— start of Provided data —

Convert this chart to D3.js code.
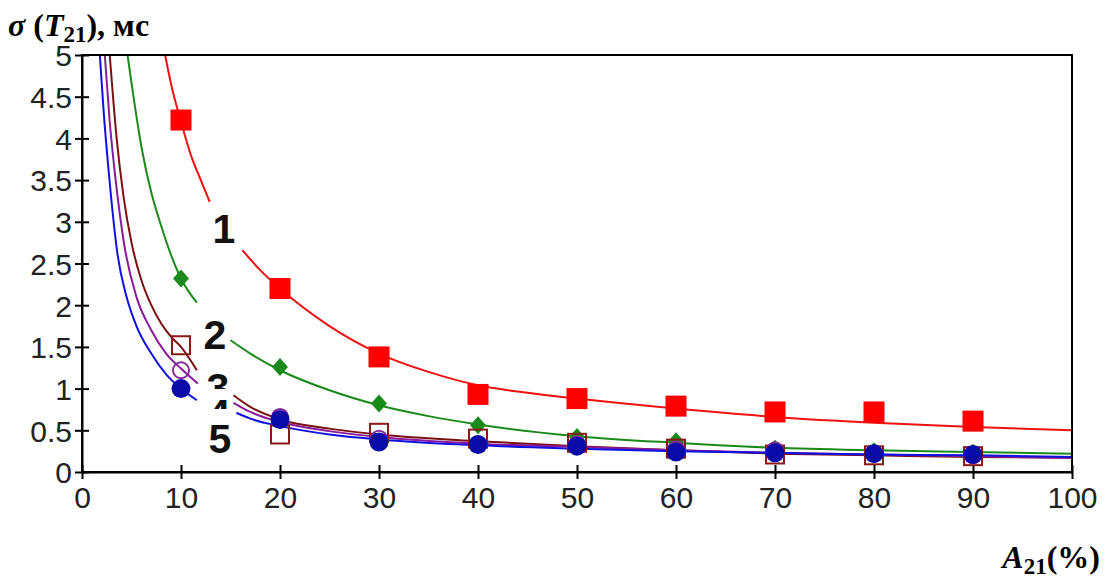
<!DOCTYPE html>
<html><head><meta charset="utf-8">
<script src="https://cdn.jsdelivr.net/npm/d3@7"></script>
<style>
html,body{margin:0;padding:0;background:#fff;}
svg{display:block;}
.tick text{font-family:"Liberation Sans",Arial,sans-serif;font-size:30px;fill:#222;}
</style></head>
<body>
<svg id="chart" width="1107" height="583"></svg>
<script>
// ---- data ----
const xCats = [10, 20, 30, 40, 50, 60, 70, 80, 90];
const xTicks = [0, 10, 20, 30, 40, 50, 60, 70, 80, 90, 100];
const yTicks = [0, 0.5, 1, 1.5, 2, 2.5, 3, 3.5, 4, 4.5, 5];
const yTickLabels = ["0", "0.5", "1", "1.5", "2", "2.5", "3", "3.5", "4", "4.5", "5"];

const pts1 = [4.22, 2.2, 1.38, 0.93, 0.88, 0.79, 0.72, 0.72, 0.61];
const pts2 = [2.32, 1.26, 0.82, 0.56, 0.42, 0.37, 0.28, 0.25, 0.23];
const pts3 = [1.52, 0.45, 0.47, 0.40, 0.35, 0.28, 0.21, 0.20, 0.19];
const pts4 = [1.22, 0.66, 0.40, 0.33, 0.33, 0.27, 0.26, 0.22, 0.20];
const pts5 = [1.00, 0.63, 0.36, 0.33, 0.31, 0.24, 0.23, 0.22, 0.21];

// fitted curves (null = break for label)
const curve1 = [[8.4,5],[9,4.65],[10,4.2],[11,3.8],[12,3.5],[12.9,3.24],null,
  [16.2,2.66],[18,2.42],[20,2.2],[25,1.75],[30,1.42],[35,1.2],[40,1.04],[45,0.95],[50,0.88],[60,0.76],[70,0.66],[80,0.59],[90,0.54],[100,0.5]];
const curve2 = [[4.6,5],[5.2,4.5],[6,3.9],[7,3.35],[8,2.95],[9,2.6],[10,2.32],[11.6,2.03],null,
  [15,1.58],[17,1.42],[20,1.22],[25,0.98],[30,0.8],[35,0.67],[40,0.57],[50,0.43],[60,0.35],[70,0.29],[80,0.26],[90,0.24],[100,0.22]];
const curve3 = [[2.8,5],[3.5,4.0],[4.2,3.3],[5,2.75],[6,2.3],[7,2.0],[8,1.78],[9,1.62],[10,1.5],[11.6,1.22],null,
  [15.3,0.92],[17,0.78],[20,0.63],[25,0.52],[30,0.45],[40,0.37],[50,0.31],[60,0.26],[70,0.22],[80,0.2],[90,0.18],[100,0.17]];
const curve4 = [[2.3,5],[2.8,4.2],[3.4,3.5],[4.3,2.7],[5.5,2.1],[7,1.7],[8.5,1.42],[10,1.24],[11.7,1.06],null,
  [15.3,0.83],[17,0.72],[20,0.6],[25,0.49],[30,0.42],[40,0.34],[50,0.3],[60,0.26],[70,0.23],[80,0.21],[90,0.19],[100,0.17]];
const curve5 = [[1.8,5],[2.2,4.3],[2.7,3.6],[3.6,2.6],[4.5,2.1],[5.5,1.75],[7,1.42],[8.5,1.17],[10,1.0],[11.6,0.86],null,
  [15.6,0.71],[17,0.64],[20,0.55],[25,0.45],[30,0.39],[40,0.32],[50,0.28],[60,0.25],[70,0.23],[80,0.21],[90,0.2],[100,0.18]];

const curveLabels = ["1", "2", "3", "4", "5"];

// ---- drawing ----
const svg = d3.select("#chart");
const x = d3.scaleLinear().domain([0, 100]).range([82, 1072]);
const y = d3.scaleLinear().domain([0, 5]).range([472, 55]);

const defs = svg.append("defs");
defs.append("clipPath").attr("id", "plot")
  .append("rect").attr("x", 82).attr("y", 55).attr("width", 990).attr("height", 417);

const line = d3.line().defined(d => d !== null)
  .x(d => x(d[0])).y(d => y(d[1])).curve(d3.curveMonotoneX);

const series = [
  {curve: curve1, pts: pts1, color: "#f01010", mcolor: "#ff0000", marker: "sq"},
  {curve: curve2, pts: pts2, color: "#1a8a1a", mcolor: "#1a8a1a", marker: "dia"},
  {curve: curve3, pts: pts3, color: "#7a1010", mcolor: "#8a1a1a", marker: "osq"},
  {curve: curve4, pts: pts4, color: "#8a1a9a", mcolor: "#8a2a9a", marker: "ocirc"},
  {curve: curve5, pts: pts5, color: "#1010e0", mcolor: "#0a0aa8", marker: "circ"}
];

const g = svg.append("g").attr("clip-path", "url(#plot)");
series.forEach(s => {
  g.append("path").attr("d", line(s.curve)).attr("fill", "none")
    .attr("stroke", s.color).attr("stroke-width", 2);
});

// axes frame
svg.append("rect").attr("x", 82).attr("y", 55).attr("width", 990).attr("height", 417)
  .attr("fill", "none").attr("stroke", "#000").attr("stroke-width", 2);

const yAxis = d3.axisLeft(y).tickValues(yTicks).tickFormat((d, i) => yTickLabels[i])
  .tickSizeInner(7).tickSizeOuter(0).tickPadding(8);
const ya = svg.append("g").attr("transform", "translate(82,0)").call(yAxis);
ya.select(".domain").attr("stroke", "#000").attr("stroke-width", 2);
ya.selectAll(".tick line").attr("stroke", "#000").attr("stroke-width", 2).attr("x1", 7);
ya.selectAll(".tick text").attr("dy", "0.36em").attr("x", -10);

const xAxis = d3.axisBottom(x).tickValues(xTicks).tickFormat(d3.format("d"))
  .tickSizeInner(7).tickSizeOuter(0).tickPadding(6);
const xa = svg.append("g").attr("transform", "translate(0,472)").call(xAxis);
xa.select(".domain").attr("stroke", "#000").attr("stroke-width", 2);
xa.selectAll(".tick line").attr("stroke", "#000").attr("stroke-width", 2).attr("y1", -7);
xa.selectAll(".tick text").attr("dy", "0.75em");

// markers
const mg = svg.append("g");
series.forEach(s => {
  const sel = mg.append("g").selectAll("g").data(s.pts).join("g")
    .attr("transform", (d, i) => `translate(${x(xCats[i])},${y(d)})`);
  if (s.marker === "sq") {
    sel.append("rect").attr("x", -10.5).attr("y", -10.5).attr("width", 21).attr("height", 21).attr("fill", s.mcolor);
  } else if (s.marker === "dia") {
    sel.append("path").attr("d", "M0,-9L8,0L0,9L-8,0Z").attr("fill", s.mcolor);
  } else if (s.marker === "osq") {
    sel.append("rect").attr("x", -9).attr("y", -9).attr("width", 18).attr("height", 18)
      .attr("fill", "none").attr("stroke", s.mcolor).attr("stroke-width", 2);
  } else if (s.marker === "ocirc") {
    sel.append("circle").attr("r", 8).attr("fill", "none").attr("stroke", s.mcolor).attr("stroke-width", 2);
  } else {
    sel.append("circle").attr("r", 9.5).attr("fill", s.mcolor);
  }
});

// curve labels (3 and 4 are partly hidden in the original)
const labelPos = [[224, 243], [215, 349], [218, 402], [219, 428], [220, 453]];
const labelClip = [null, null, [368, 389], [396, 409], null];
curveLabels.forEach((t, i) => {
  const tx = svg.append("text").attr("x", labelPos[i][0]).attr("y", labelPos[i][1])
    .attr("text-anchor", "middle").attr("font-family", "Liberation Sans, Arial, sans-serif")
    .attr("font-weight", "bold").attr("font-size", 41).attr("fill", "#111").text(t);
  if (labelClip[i]) {
    defs.append("clipPath").attr("id", "lc" + i).append("rect")
      .attr("x", 190).attr("y", labelClip[i][0]).attr("width", 60).attr("height", labelClip[i][1] - labelClip[i][0]);
    tx.attr("clip-path", `url(#lc${i})`);
  }
});

// titles
const serif = "Liberation Serif, 'DejaVu Serif', serif";
const t1 = svg.append("text").attr("x", 8).attr("y", 36).attr("font-family", serif)
  .attr("font-weight", "bold").attr("font-size", 32).attr("fill", "#000");
t1.append("tspan").attr("font-style", "italic").text("σ");
t1.append("tspan").text(" (");
t1.append("tspan").attr("font-style", "italic").text("T");
t1.append("tspan").attr("font-size", 23).attr("dy", 6).text("21");
t1.append("tspan").attr("dy", -6).text("), мс");

const t2 = svg.append("text").attr("x", 1100).attr("y", 568).attr("text-anchor", "end")
  .attr("font-family", serif).attr("font-weight", "bold").attr("font-size", 32).attr("fill", "#000");
t2.append("tspan").attr("font-style", "italic").text("A");
t2.append("tspan").attr("font-size", 23).attr("dy", 6).text("21");
t2.append("tspan").attr("dy", -6).text("(%)");
</script>
</body></html>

— end of Provided data —

Given problem: Only the lines from the start of the material through the line containing "0.23, 0.22, 0.21];" should be transcribed. Pictures stay out.

Complete output:
Convert this chart to D3.js code.
<!DOCTYPE html>
<html><head><meta charset="utf-8">
<script src="https://cdn.jsdelivr.net/npm/d3@7"></script>
<style>
html,body{margin:0;padding:0;background:#fff;}
svg{display:block;}
.tick text{font-family:"Liberation Sans",Arial,sans-serif;font-size:30px;fill:#222;}
</style></head>
<body>
<svg id="chart" width="1107" height="583"></svg>
<script>
// ---- data ----
const xCats = [10, 20, 30, 40, 50, 60, 70, 80, 90];
const xTicks = [0, 10, 20, 30, 40, 50, 60, 70, 80, 90, 100];
const yTicks = [0, 0.5, 1, 1.5, 2, 2.5, 3, 3.5, 4, 4.5, 5];
const yTickLabels = ["0", "0.5", "1", "1.5", "2", "2.5", "3", "3.5", "4", "4.5", "5"];

const pts1 = [4.22, 2.2, 1.38, 0.93, 0.88, 0.79, 0.72, 0.72, 0.61];
const pts2 = [2.32, 1.26, 0.82, 0.56, 0.42, 0.37, 0.28, 0.25, 0.23];
const pts3 = [1.52, 0.45, 0.47, 0.40, 0.35, 0.28, 0.21, 0.20, 0.19];
const pts4 = [1.22, 0.66, 0.40, 0.33, 0.33, 0.27, 0.26, 0.22, 0.20];
const pts5 = [1.00, 0.63, 0.36, 0.33, 0.31, 0.24, 0.23, 0.22, 0.21];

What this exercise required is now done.